A major factor perpetuating this problem is that landlords have the freedom to ask tenants about their eviction history and can access court data on tenant eviction history through tenant screening companies to create tenant blacklists. These blacklists, which could be based on eviction cases that were dismissed, filed years ago, or based on unlawful reasons, prevent people from accessing housing options. This escalates the racial disparities of eviction, especially since black women are more likely to be blacklisted. Furthermore, landlords can threaten eviction if tenants violate the law or refuse to make repairs. Since many tenants try to avoid an eviction charge, they choose to move out or live in unsafe conditions without advocating for their renter rights. The willingness of tenants to put up with unsatisfactory situations further allows landlords to exploit the rights of tenants, especially racial minorities, without repercussions. In fact, data shows black women are five times more likely to have an eviction case on their record than white men. 

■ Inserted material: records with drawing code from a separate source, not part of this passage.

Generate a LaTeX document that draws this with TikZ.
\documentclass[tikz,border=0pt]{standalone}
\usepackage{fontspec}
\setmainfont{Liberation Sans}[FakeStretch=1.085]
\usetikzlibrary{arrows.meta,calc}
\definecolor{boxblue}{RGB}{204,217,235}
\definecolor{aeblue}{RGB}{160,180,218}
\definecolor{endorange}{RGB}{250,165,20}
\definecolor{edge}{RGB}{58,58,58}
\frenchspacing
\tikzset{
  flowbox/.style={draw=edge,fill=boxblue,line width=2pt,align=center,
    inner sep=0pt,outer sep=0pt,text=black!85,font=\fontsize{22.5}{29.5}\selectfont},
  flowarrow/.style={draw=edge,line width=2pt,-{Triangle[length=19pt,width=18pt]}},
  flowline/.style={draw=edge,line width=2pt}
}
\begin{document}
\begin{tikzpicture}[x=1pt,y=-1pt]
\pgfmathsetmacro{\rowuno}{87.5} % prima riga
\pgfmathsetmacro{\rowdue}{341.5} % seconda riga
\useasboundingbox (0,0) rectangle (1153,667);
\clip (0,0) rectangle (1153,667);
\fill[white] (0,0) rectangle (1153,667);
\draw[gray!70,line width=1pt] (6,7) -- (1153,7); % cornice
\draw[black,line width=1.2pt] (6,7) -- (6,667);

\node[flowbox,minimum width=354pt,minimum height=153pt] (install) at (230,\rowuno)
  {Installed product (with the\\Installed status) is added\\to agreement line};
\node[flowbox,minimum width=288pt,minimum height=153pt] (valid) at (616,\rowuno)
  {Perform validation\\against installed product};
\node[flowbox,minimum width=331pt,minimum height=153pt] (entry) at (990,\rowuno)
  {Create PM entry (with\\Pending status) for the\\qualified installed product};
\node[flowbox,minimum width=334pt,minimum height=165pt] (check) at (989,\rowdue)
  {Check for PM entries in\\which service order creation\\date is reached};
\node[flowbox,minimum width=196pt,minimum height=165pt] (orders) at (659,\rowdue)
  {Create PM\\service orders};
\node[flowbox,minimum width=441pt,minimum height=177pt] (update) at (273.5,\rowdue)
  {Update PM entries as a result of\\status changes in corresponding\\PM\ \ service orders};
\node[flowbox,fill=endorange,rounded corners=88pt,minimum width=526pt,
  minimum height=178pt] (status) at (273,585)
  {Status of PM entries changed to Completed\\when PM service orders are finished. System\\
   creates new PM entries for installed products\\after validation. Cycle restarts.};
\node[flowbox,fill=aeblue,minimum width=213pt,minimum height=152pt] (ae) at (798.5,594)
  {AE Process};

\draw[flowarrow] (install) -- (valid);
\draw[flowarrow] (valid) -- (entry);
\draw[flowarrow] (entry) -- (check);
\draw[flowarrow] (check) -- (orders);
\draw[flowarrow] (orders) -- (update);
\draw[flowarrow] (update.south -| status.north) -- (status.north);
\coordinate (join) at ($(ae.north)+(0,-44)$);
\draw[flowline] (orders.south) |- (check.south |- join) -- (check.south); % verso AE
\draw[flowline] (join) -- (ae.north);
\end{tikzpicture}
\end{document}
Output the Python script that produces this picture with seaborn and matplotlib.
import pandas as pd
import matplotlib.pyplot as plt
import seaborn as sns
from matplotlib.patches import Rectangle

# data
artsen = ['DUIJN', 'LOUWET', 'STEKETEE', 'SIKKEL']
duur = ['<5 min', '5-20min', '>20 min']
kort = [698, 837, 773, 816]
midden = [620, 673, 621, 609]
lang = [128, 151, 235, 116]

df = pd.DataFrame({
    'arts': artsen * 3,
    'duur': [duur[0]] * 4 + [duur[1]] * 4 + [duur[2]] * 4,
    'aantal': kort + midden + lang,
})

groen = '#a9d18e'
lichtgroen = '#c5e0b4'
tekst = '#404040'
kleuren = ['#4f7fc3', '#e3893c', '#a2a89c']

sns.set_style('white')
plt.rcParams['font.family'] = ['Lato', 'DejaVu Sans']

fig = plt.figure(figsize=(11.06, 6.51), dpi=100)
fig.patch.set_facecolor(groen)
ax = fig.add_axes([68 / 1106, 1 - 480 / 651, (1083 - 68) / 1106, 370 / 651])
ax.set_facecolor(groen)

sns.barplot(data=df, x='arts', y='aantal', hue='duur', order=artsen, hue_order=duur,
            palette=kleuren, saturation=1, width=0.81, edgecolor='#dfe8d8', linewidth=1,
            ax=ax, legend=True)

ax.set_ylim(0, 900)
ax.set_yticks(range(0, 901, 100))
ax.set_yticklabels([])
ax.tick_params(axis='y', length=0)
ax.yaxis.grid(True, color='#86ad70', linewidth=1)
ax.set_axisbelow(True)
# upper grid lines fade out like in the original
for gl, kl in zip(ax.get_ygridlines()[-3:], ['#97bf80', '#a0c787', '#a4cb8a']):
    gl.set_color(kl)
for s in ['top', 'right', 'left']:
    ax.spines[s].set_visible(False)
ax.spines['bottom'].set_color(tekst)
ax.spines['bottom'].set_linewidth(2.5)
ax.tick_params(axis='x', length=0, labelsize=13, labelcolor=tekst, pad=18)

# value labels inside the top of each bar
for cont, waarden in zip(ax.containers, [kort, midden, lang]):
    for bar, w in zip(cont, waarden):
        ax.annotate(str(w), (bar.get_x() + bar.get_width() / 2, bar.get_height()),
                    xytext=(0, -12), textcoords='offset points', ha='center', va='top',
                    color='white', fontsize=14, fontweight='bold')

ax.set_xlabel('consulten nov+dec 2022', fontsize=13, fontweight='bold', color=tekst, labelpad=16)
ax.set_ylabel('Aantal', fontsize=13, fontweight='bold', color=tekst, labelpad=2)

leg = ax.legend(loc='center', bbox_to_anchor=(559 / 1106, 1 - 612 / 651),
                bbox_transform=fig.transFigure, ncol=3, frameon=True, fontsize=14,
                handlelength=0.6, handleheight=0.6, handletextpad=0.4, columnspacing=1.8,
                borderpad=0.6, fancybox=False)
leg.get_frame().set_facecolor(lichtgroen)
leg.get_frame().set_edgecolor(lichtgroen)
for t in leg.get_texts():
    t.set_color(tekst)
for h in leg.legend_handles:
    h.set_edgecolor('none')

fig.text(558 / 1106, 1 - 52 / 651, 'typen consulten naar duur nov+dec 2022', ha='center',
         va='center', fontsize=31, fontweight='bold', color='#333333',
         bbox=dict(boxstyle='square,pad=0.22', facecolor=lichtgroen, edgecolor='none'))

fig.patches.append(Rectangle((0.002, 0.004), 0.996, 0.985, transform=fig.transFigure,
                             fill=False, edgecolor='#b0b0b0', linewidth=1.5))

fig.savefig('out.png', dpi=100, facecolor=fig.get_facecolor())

Eviction and housing discrimination are also apparent on a local level in Hartford, CT. Since wealth and generational assets are often passed down in the form of property, homeownership is an indication of financial stability. In the greater Hartford area, approximately 75.8% of whites own homes versus 38.1% of blacks. Since many black families rent their housing, racial discrimination in housing and evictions creates further disparities. The Connecticut Fair Housing Center annually receives around 2,500 calls from people who believe they are victims of housing discrimination based on race. By creating a greater disparity of homeownership between racial minorities and whites, the racial wealth gap built on structural racism is maintained and continues to grow. According to a 2017 study, “the median wealth held by black families with a college degree and student loans by the time the head of household is 65 years old...is about $61,000, versus roughly $422,000 for white families under the same circumstances”. This disparity in wealth is primarily due to differences in generational wealth inheritances, such as housing, between whites and blacks. 

The racial wealth gap that stems from high rent rates also results in gentrification, which continues to suppress racial minority families around the country. Gentrification forces low-income racial minority families out of their houses and communities. This leads to an influx in new development and rising housing rent costs, further exacerbating evictions and permanently changing the culture of the community. 

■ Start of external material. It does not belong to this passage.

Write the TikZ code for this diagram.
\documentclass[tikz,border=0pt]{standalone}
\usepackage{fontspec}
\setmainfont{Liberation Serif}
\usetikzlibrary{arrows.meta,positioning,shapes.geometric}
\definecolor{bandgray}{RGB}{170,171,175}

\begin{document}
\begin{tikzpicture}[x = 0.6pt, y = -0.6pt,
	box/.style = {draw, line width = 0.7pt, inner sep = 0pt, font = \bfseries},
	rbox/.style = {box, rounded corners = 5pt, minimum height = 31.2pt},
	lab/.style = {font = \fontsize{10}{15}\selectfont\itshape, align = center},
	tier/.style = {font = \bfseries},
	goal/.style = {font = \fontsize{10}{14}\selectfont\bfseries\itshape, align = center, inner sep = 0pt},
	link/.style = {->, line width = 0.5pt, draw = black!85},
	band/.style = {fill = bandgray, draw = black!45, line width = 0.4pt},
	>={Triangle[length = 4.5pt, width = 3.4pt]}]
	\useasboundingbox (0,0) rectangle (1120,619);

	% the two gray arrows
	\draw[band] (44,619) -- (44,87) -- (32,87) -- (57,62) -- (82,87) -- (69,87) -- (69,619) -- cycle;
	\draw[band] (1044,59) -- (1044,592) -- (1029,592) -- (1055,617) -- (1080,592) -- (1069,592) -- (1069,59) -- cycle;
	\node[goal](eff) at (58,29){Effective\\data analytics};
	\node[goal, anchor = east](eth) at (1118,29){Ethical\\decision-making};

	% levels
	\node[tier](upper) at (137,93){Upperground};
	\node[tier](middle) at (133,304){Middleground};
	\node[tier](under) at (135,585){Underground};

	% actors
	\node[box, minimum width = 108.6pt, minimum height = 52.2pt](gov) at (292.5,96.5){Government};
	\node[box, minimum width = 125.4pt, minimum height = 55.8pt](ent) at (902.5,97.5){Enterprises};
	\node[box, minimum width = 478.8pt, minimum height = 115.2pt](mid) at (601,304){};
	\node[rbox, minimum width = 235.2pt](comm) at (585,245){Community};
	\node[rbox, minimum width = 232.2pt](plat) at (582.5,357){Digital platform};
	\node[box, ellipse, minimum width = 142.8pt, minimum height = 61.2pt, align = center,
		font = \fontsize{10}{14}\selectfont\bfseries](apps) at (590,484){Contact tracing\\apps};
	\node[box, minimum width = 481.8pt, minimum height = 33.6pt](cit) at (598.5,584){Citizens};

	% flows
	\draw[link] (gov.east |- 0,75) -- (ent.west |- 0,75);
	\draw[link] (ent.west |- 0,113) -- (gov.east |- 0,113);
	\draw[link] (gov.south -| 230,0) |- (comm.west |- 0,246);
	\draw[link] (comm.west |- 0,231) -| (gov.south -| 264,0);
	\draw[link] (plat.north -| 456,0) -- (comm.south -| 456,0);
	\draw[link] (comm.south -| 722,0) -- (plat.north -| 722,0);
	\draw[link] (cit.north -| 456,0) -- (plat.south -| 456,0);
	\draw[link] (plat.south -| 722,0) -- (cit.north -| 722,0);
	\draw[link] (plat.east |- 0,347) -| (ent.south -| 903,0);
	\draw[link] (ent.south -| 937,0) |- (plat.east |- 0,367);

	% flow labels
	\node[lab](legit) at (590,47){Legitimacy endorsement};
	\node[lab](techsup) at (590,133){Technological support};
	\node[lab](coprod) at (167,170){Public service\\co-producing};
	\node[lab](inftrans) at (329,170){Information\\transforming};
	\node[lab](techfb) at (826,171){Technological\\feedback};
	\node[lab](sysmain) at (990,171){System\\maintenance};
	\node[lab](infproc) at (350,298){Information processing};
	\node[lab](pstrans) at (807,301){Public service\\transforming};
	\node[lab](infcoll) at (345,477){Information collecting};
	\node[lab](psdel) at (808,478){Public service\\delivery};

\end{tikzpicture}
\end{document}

The upward trend in gentrification rates directly impacts eviction. In the national renter population, Hispanic renters in neighborhoods with a 66% white population had a 50% higher eviction rate than the general renter population, and Hispanic renters in almost entirely white neighborhoods had an eviction rate that was twice that of the general renter population.

Eviction affects almost 3 million Americans every year and disproportionately affects racial minorities, which affects families from accessing new housing, better jobs, schools, healthcare and transportation. As a result, eviction is the root cause of many forms of racial inequality that exist in our society today. Everyone has the basic right to safe and secure living conditions. Denying this right to racial minorities through the systemic racism that exists in the current eviction process is one of the largest human rights violations in our country today. Renting property should be a fair and just process, and the racial discrimination that permeates the rental property market needs to be addressed for any meaningful social and economic process to occur in the future.